▸ What the exercise asks: Copy out the data exactly, leaving the pictures behind.

▸ Collected material:
— START —
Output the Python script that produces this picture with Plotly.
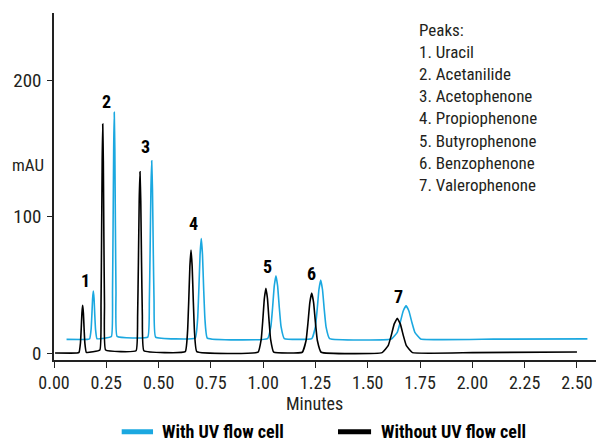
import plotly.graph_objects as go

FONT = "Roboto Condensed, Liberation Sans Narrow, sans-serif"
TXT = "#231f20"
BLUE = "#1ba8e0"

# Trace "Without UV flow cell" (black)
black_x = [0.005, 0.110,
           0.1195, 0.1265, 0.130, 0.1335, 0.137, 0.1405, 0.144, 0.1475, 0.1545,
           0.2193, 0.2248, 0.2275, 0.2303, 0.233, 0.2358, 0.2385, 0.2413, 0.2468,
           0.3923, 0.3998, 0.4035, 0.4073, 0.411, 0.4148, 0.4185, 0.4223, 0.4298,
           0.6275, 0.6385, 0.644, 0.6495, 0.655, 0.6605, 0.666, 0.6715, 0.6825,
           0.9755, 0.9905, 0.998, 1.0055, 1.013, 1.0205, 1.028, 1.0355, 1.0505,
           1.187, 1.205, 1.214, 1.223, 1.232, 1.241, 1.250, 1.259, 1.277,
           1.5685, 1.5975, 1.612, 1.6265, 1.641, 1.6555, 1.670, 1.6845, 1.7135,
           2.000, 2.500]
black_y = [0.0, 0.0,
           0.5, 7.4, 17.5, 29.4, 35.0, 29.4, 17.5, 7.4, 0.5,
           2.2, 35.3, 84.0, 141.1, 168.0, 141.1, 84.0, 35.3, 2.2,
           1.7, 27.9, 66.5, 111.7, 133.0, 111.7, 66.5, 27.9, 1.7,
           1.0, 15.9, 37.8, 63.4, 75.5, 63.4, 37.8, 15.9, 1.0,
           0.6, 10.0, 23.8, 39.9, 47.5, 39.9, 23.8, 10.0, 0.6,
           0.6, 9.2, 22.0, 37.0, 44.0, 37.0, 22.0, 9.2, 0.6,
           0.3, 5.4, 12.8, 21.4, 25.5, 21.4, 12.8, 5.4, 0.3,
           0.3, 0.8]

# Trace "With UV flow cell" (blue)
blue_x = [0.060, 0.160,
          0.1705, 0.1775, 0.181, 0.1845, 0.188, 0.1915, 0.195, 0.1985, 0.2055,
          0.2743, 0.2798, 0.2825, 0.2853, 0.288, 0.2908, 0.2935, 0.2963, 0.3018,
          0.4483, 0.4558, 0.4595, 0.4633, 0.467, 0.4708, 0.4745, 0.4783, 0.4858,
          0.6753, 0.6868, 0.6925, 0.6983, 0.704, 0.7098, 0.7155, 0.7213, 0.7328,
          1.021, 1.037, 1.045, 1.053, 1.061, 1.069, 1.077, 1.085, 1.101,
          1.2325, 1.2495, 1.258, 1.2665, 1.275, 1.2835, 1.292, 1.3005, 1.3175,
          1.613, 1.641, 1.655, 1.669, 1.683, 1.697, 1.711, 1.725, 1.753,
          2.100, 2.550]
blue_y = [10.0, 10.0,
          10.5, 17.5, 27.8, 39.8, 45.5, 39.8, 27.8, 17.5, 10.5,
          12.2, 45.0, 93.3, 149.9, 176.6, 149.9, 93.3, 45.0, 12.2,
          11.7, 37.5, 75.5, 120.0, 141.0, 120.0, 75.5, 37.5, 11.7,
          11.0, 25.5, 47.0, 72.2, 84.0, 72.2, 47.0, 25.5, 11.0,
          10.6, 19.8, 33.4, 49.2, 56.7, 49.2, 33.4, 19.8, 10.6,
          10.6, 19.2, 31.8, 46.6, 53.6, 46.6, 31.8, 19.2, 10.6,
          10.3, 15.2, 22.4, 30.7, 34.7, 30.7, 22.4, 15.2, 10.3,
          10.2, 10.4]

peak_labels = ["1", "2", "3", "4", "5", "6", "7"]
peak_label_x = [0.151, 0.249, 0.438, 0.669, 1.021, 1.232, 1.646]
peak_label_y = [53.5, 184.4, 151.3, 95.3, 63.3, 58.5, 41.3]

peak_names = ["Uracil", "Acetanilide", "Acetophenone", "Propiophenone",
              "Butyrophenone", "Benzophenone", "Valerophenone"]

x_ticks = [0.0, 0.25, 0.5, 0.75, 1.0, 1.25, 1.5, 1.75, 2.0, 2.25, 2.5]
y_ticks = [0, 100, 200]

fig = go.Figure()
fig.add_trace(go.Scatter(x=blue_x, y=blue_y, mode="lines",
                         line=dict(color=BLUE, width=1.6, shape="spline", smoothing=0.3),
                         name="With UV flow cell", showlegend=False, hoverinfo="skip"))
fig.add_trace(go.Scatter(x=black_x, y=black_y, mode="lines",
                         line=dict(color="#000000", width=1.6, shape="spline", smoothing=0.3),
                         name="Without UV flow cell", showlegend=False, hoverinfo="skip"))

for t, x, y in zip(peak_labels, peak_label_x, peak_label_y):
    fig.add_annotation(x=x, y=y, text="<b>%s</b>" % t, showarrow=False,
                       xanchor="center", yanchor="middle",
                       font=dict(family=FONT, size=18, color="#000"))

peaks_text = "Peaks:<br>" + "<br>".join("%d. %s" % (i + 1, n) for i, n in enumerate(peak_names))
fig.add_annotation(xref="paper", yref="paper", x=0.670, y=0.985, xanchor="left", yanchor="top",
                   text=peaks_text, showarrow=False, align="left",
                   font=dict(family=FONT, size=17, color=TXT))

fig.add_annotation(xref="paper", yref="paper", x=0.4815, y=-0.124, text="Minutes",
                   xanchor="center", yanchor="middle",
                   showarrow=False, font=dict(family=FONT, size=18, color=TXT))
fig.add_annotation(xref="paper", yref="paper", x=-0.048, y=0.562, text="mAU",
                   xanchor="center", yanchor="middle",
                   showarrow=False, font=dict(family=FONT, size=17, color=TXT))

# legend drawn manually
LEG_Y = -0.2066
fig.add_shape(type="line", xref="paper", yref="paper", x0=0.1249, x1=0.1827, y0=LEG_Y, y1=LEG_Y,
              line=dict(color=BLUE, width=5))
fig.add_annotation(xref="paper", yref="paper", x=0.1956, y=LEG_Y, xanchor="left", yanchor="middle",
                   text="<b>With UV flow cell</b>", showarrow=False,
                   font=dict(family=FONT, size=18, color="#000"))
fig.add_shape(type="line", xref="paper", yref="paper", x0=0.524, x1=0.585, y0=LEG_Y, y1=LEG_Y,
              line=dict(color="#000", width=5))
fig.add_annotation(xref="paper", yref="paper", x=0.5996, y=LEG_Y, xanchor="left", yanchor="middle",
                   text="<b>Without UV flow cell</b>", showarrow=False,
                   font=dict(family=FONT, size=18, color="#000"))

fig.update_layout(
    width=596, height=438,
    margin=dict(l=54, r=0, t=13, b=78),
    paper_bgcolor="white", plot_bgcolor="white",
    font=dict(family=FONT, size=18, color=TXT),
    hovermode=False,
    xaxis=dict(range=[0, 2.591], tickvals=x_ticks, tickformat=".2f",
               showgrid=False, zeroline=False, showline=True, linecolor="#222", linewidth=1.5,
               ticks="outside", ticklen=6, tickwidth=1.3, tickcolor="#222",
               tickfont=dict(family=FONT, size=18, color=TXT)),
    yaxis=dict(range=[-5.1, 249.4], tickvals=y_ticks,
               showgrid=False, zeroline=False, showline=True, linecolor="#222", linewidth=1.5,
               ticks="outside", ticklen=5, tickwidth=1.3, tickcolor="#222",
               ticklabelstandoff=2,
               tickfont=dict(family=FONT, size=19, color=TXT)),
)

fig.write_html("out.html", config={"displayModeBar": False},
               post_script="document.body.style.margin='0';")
— END —
▸ Full output:
Output the Python script that produces this picture with Plotly.
import plotly.graph_objects as go

FONT = "Roboto Condensed, Liberation Sans Narrow, sans-serif"
TXT = "#231f20"
BLUE = "#1ba8e0"

# Trace "Without UV flow cell" (black)
black_x = [0.005, 0.110,
           0.1195, 0.1265, 0.130, 0.1335, 0.137, 0.1405, 0.144, 0.1475, 0.1545,
           0.2193, 0.2248, 0.2275, 0.2303, 0.233, 0.2358, 0.2385, 0.2413, 0.2468,
           0.3923, 0.3998, 0.4035, 0.4073, 0.411, 0.4148, 0.4185, 0.4223, 0.4298,
           0.6275, 0.6385, 0.644, 0.6495, 0.655, 0.6605, 0.666, 0.6715, 0.6825,
           0.9755, 0.9905, 0.998, 1.0055, 1.013, 1.0205, 1.028, 1.0355, 1.0505,
           1.187, 1.205, 1.214, 1.223, 1.232, 1.241, 1.250, 1.259, 1.277,
           1.5685, 1.5975, 1.612, 1.6265, 1.641, 1.6555, 1.670, 1.6845, 1.7135,
           2.000, 2.500]
black_y = [0.0, 0.0,
           0.5, 7.4, 17.5, 29.4, 35.0, 29.4, 17.5, 7.4, 0.5,
           2.2, 35.3, 84.0, 141.1, 168.0, 141.1, 84.0, 35.3, 2.2,
           1.7, 27.9, 66.5, 111.7, 133.0, 111.7, 66.5, 27.9, 1.7,
           1.0, 15.9, 37.8, 63.4, 75.5, 63.4, 37.8, 15.9, 1.0,
           0.6, 10.0, 23.8, 39.9, 47.5, 39.9, 23.8, 10.0, 0.6,
           0.6, 9.2, 22.0, 37.0, 44.0, 37.0, 22.0, 9.2, 0.6,
           0.3, 5.4, 12.8, 21.4, 25.5, 21.4, 12.8, 5.4, 0.3,
           0.3, 0.8]

# Trace "With UV flow cell" (blue)
blue_x = [0.060, 0.160,
          0.1705, 0.1775, 0.181, 0.1845, 0.188, 0.1915, 0.195, 0.1985, 0.2055,
          0.2743, 0.2798, 0.2825, 0.2853, 0.288, 0.2908, 0.2935, 0.2963, 0.3018,
          0.4483, 0.4558, 0.4595, 0.4633, 0.467, 0.4708, 0.4745, 0.4783, 0.4858,
          0.6753, 0.6868, 0.6925, 0.6983, 0.704, 0.7098, 0.7155, 0.7213, 0.7328,
          1.021, 1.037, 1.045, 1.053, 1.061, 1.069, 1.077, 1.085, 1.101,
          1.2325, 1.2495, 1.258, 1.2665, 1.275, 1.2835, 1.292, 1.3005, 1.3175,
          1.613, 1.641, 1.655, 1.669, 1.683, 1.697, 1.711, 1.725, 1.753,
          2.100, 2.550]
blue_y = [10.0, 10.0,
          10.5, 17.5, 27.8, 39.8, 45.5, 39.8, 27.8, 17.5, 10.5,
          12.2, 45.0, 93.3, 149.9, 176.6, 149.9, 93.3, 45.0, 12.2,
          11.7, 37.5, 75.5, 120.0, 141.0, 120.0, 75.5, 37.5, 11.7,
          11.0, 25.5, 47.0, 72.2, 84.0, 72.2, 47.0, 25.5, 11.0,
          10.6, 19.8, 33.4, 49.2, 56.7, 49.2, 33.4, 19.8, 10.6,
          10.6, 19.2, 31.8, 46.6, 53.6, 46.6, 31.8, 19.2, 10.6,
          10.3, 15.2, 22.4, 30.7, 34.7, 30.7, 22.4, 15.2, 10.3,
          10.2, 10.4]

peak_labels = ["1", "2", "3", "4", "5", "6", "7"]
peak_label_x = [0.151, 0.249, 0.438, 0.669, 1.021, 1.232, 1.646]
peak_label_y = [53.5, 184.4, 151.3, 95.3, 63.3, 58.5, 41.3]

peak_names = ["Uracil", "Acetanilide", "Acetophenone", "Propiophenone",
              "Butyrophenone", "Benzophenone", "Valerophenone"]

x_ticks = [0.0, 0.25, 0.5, 0.75, 1.0, 1.25, 1.5, 1.75, 2.0, 2.25, 2.5]
y_ticks = [0, 100, 200]

fig = go.Figure()
fig.add_trace(go.Scatter(x=blue_x, y=blue_y, mode="lines",
                         line=dict(color=BLUE, width=1.6, shape="spline", smoothing=0.3),
                         name="With UV flow cell", showlegend=False, hoverinfo="skip"))
fig.add_trace(go.Scatter(x=black_x, y=black_y, mode="lines",
                         line=dict(color="#000000", width=1.6, shape="spline", smoothing=0.3),
                         name="Without UV flow cell", showlegend=False, hoverinfo="skip"))

for t, x, y in zip(peak_labels, peak_label_x, peak_label_y):
    fig.add_annotation(x=x, y=y, text="<b>%s</b>" % t, showarrow=False,
                       xanchor="center", yanchor="middle",
                       font=dict(family=FONT, size=18, color="#000"))

peaks_text = "Peaks:<br>" + "<br>".join("%d. %s" % (i + 1, n) for i, n in enumerate(peak_names))
fig.add_annotation(xref="paper", yref="paper", x=0.670, y=0.985, xanchor="left", yanchor="top",
                   text=peaks_text, showarrow=False, align="left",
                   font=dict(family=FONT, size=17, color=TXT))

fig.add_annotation(xref="paper", yref="paper", x=0.4815, y=-0.124, text="Minutes",
                   xanchor="center", yanchor="middle",
                   showarrow=False, font=dict(family=FONT, size=18, color=TXT))
fig.add_annotation(xref="paper", yref="paper", x=-0.048, y=0.562, text="mAU",
                   xanchor="center", yanchor="middle",
                   showarrow=False, font=dict(family=FONT, size=17, color=TXT))

# legend drawn manually
LEG_Y = -0.2066
fig.add_shape(type="line", xref="paper", yref="paper", x0=0.1249, x1=0.1827, y0=LEG_Y, y1=LEG_Y,
              line=dict(color=BLUE, width=5))
fig.add_annotation(xref="paper", yref="paper", x=0.1956, y=LEG_Y, xanchor="left", yanchor="middle",
                   text="<b>With UV flow cell</b>", showarrow=False,
                   font=dict(family=FONT, size=18, color="#000"))
fig.add_shape(type="line", xref="paper", yref="paper", x0=0.524, x1=0.585, y0=LEG_Y, y1=LEG_Y,
              line=dict(color="#000", width=5))
fig.add_annotation(xref="paper", yref="paper", x=0.5996, y=LEG_Y, xanchor="left", yanchor="middle",
                   text="<b>Without UV flow cell</b>", showarrow=False,
                   font=dict(family=FONT, size=18, color="#000"))

fig.update_layout(
    width=596, height=438,
    margin=dict(l=54, r=0, t=13, b=78),
    paper_bgcolor="white", plot_bgcolor="white",
    font=dict(family=FONT, size=18, color=TXT),
    hovermode=False,
    xaxis=dict(range=[0, 2.591], tickvals=x_ticks, tickformat=".2f",
               showgrid=False, zeroline=False, showline=True, linecolor="#222", linewidth=1.5,
               ticks="outside", ticklen=6, tickwidth=1.3, tickcolor="#222",
               tickfont=dict(family=FONT, size=18, color=TXT)),
    yaxis=dict(range=[-5.1, 249.4], tickvals=y_ticks,
               showgrid=False, zeroline=False, showline=True, linecolor="#222", linewidth=1.5,
               ticks="outside", ticklen=5, tickwidth=1.3, tickcolor="#222",
               ticklabelstandoff=2,
               tickfont=dict(family=FONT, size=19, color=TXT)),
)

fig.write_html("out.html", config={"displayModeBar": False},
               post_script="document.body.style.margin='0';")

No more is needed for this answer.